The ‘Shape and Size’ efficiency programme led to savings of €250 million but the carrier warned that there would be jobs lost as part of a second turnaround plan. Some €80 million was wiped off the savings due to higher fuel prices.

Passenger carryings dropped by 5.5% to 33.3 million as the fleet was reduced by 15 aircraft to 155. Revenue per passenger was up by 7.7% to €120.05 as the carrier moved into the black with an operating profit of €70.2 million – a €317 million improvement over 2011.

A net profit of €6.8 million was achieved on revenue of €4.31 billion.

The airline’s strategic partnership with Etihad Airways delivered €50 million in additional revenues, with synergies and cost savings starting to take effect. Etihad delivered 219,000 passengers into Air Berlin’s network.

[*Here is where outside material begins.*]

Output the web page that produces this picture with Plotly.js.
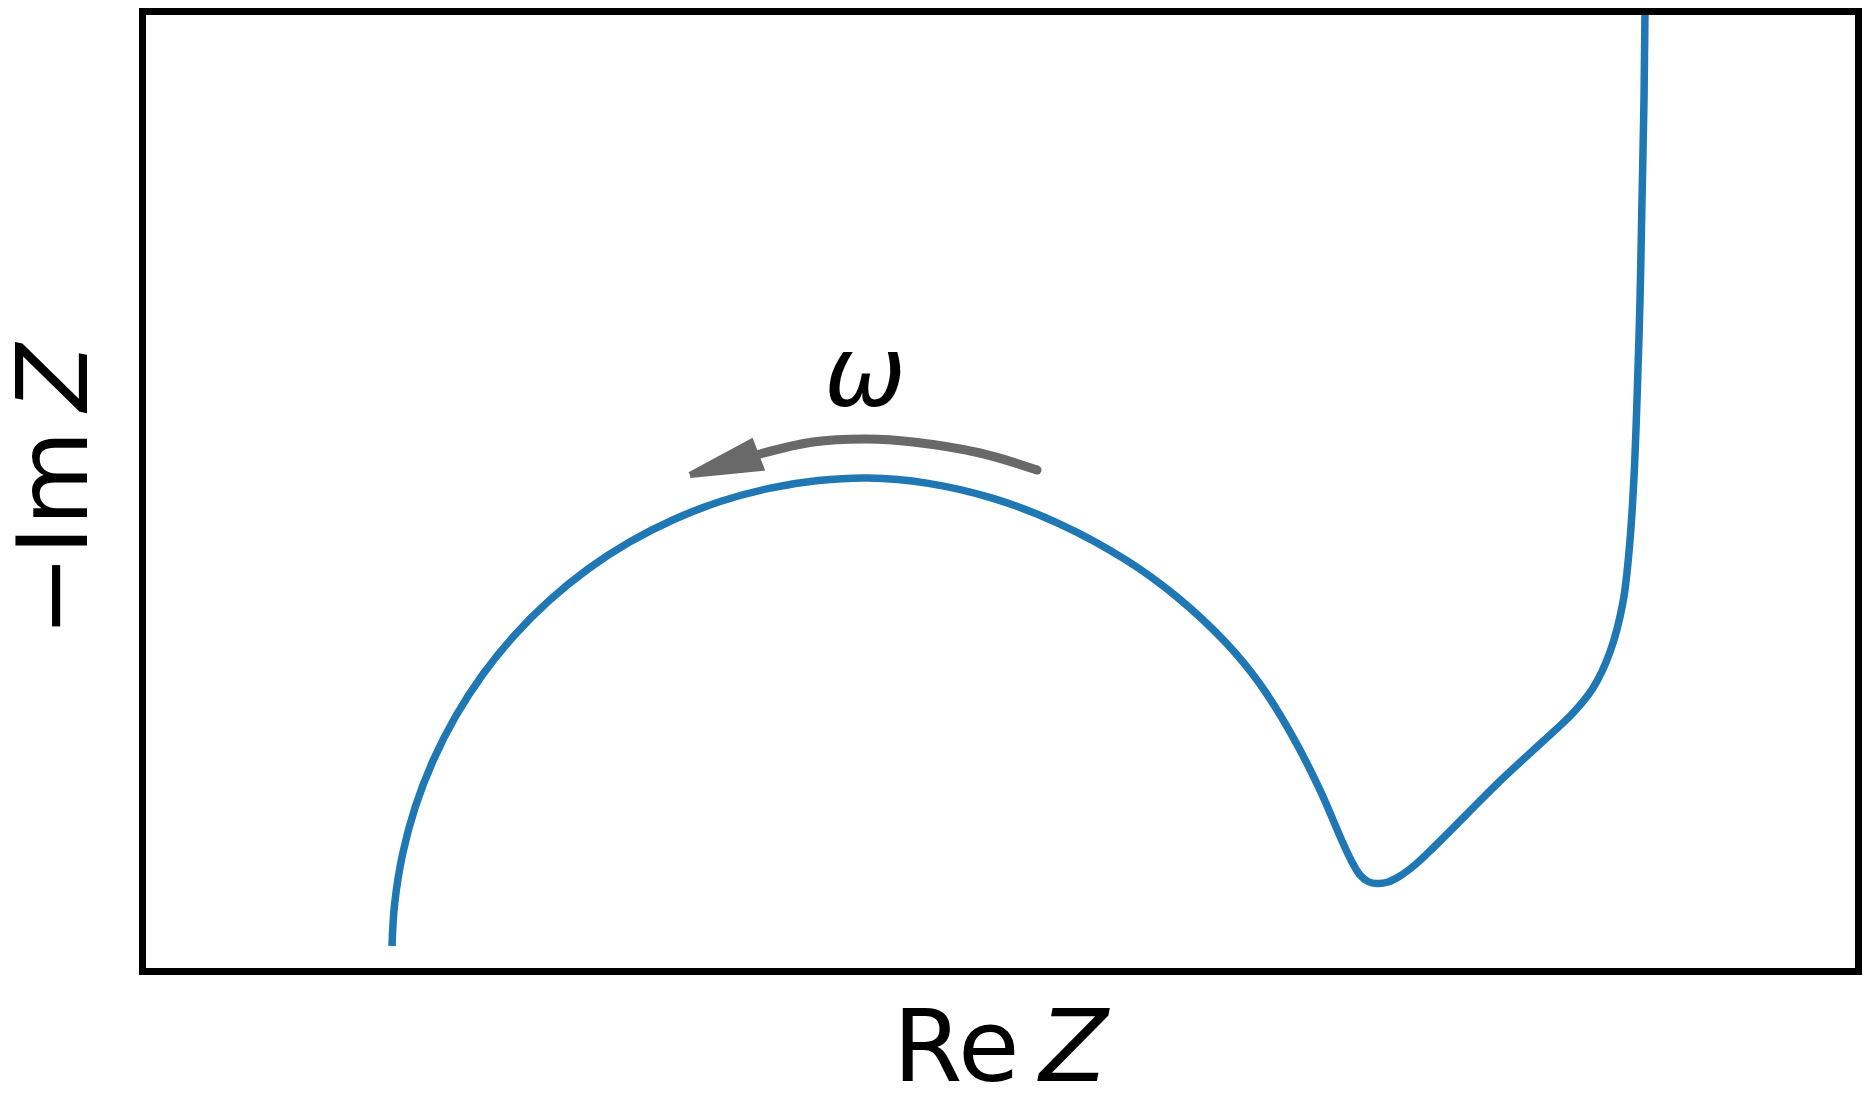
<!DOCTYPE html>
<html>
<head>
<meta charset="utf-8">
<script src="https://cdn.plot.ly/plotly-3.0.1.min.js"></script>
<style>html,body{margin:0;padding:0;background:#fff;}#chart{width:1869px;height:1113px;}</style>
</head>
<body>
<div id="chart"></div>
<script>
// Nyquist curve (arbitrary units)
const reZ = [250,252.6,260.4,273.3,291.2,313.8,340.9,372.3,407.5,446.2,488,532.4,578.9,627,676.2,726,784.8,851.1,917.4,984.2,1034.4,1084.1,1117.2,1151.1,1177.9,1200.6,1210,1218,1226,1235,1246,1258,1274,1291,1325,1358,1398,1431,1451,1468,1481,1488,1492,1495,1498,1500,1502,1503,1504];
const negImZ = [25,66.8,116,164.1,210.6,255,296.8,335.5,370.7,402.1,429.2,451.8,469.7,482.6,490.4,493,487.9,472.6,447.2,410.9,374.5,328.1,288,233.7,181.1,128.8,109,96,89.5,87.5,89,95,107,123,157,190,227,258,283,319,369,431,494,571,671,771,871,959,1031];

// frequency-direction arrow (shaft and head), same units
const arrowShaftX = [895,838,771,725,671,614];
const arrowShaftY = [501,518,529,532,529,516];
const arrowHeadX = [548,609,619,548];
const arrowHeadY = [496,529,503,496];
const omegaLabel = {x: 723, y: 599, text: '<i>ω</i>'};

const xTitle = 'Re\u2009<i>Z</i>';
const yTitle = '\u2212Im\u2009<i>Z</i>';

const blue = '#1f77b4';
const grey = '#696969';
const font = 'DejaVu Sans, sans-serif';

const traces = [
  {x: reZ, y: negImZ, mode: 'lines', line: {color: blue, width: 7.5, shape: 'spline', smoothing: 1, simplify: false}, hoverinfo: 'skip'},
  {x: arrowShaftX, y: arrowShaftY, mode: 'lines', line: {color: grey, width: 9, shape: 'spline', simplify: false}, hoverinfo: 'skip'},
  {x: [arrowShaftX[0]], y: [arrowShaftY[0]], mode: 'markers', marker: {color: grey, size: 9, line: {width: 0}}, hoverinfo: 'skip'},
  {x: arrowHeadX, y: arrowHeadY, mode: 'lines', fill: 'toself', fillcolor: grey, line: {color: grey, width: 6, simplify: false}, hoverinfo: 'skip'}
];

const layout = {
  width: 1869, height: 1113,
  margin: {l: 146, r: 14, t: 15, b: 145, pad: 0},
  paper_bgcolor: '#fff', plot_bgcolor: '#fff',
  showlegend: false,
  xaxis: {range: [4, 1713], showgrid: false, zeroline: false, showticklabels: false, ticks: '',
          showline: true, mirror: true, linecolor: '#000', linewidth: 7,
          title: {text: xTitle, font: {family: font, size: 100, color: '#000'}, standoff: 39}},
  yaxis: {range: [3, 956], showgrid: false, zeroline: false, showticklabels: false, ticks: '',
          showline: true, mirror: true, linecolor: '#000', linewidth: 7},
  annotations: [
    {x: omegaLabel.x, y: omegaLabel.y, xref: 'x', yref: 'y', text: omegaLabel.text, showarrow: false,
     xanchor: 'center', yanchor: 'middle', font: {family: font, size: 98, color: '#000'}},
    {x: (53 - 146) / 1709, y: (968 - 490) / 953, xref: 'paper', yref: 'paper', text: yTitle, textangle: -90,
     showarrow: false, xanchor: 'center', yanchor: 'middle', font: {family: font, size: 98, color: '#000'}}
  ]
};

Plotly.newPlot('chart', traces, layout, {staticPlot: true, displayModeBar: false});
</script>
</body>
</html>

Chief executive Wolfgang Prock-Schauer said: “We were able to conclude the past year with an operating profit. Moreover, we are also pleased to have returned a net profit.

“We managed to accomplish this despite increased competition and the continued extremely challenging environment. Nevertheless, we have not yet reached our target and are mindful that non-recurring events also contributed to the result of the 2012 financial year.

“We are confident that our recently launched turnaround programme, ‘Turbine’, will enable Air Berlin to be competitive in the future and achieve sustainable profitability.

“One of the programme’s key elements is a focus on cost efficiency which involves implementing a range of initiatives, including a staff reduction.”

He added: “Our results are just now reflecting the first 12 months of a long-term partnership which will deliver substantial commercial and operational benefits.

“In 2013, we are confident that we’ll achieve further revenue enhancements and, above all, further cost synergies with our partner, Etihad Airways.”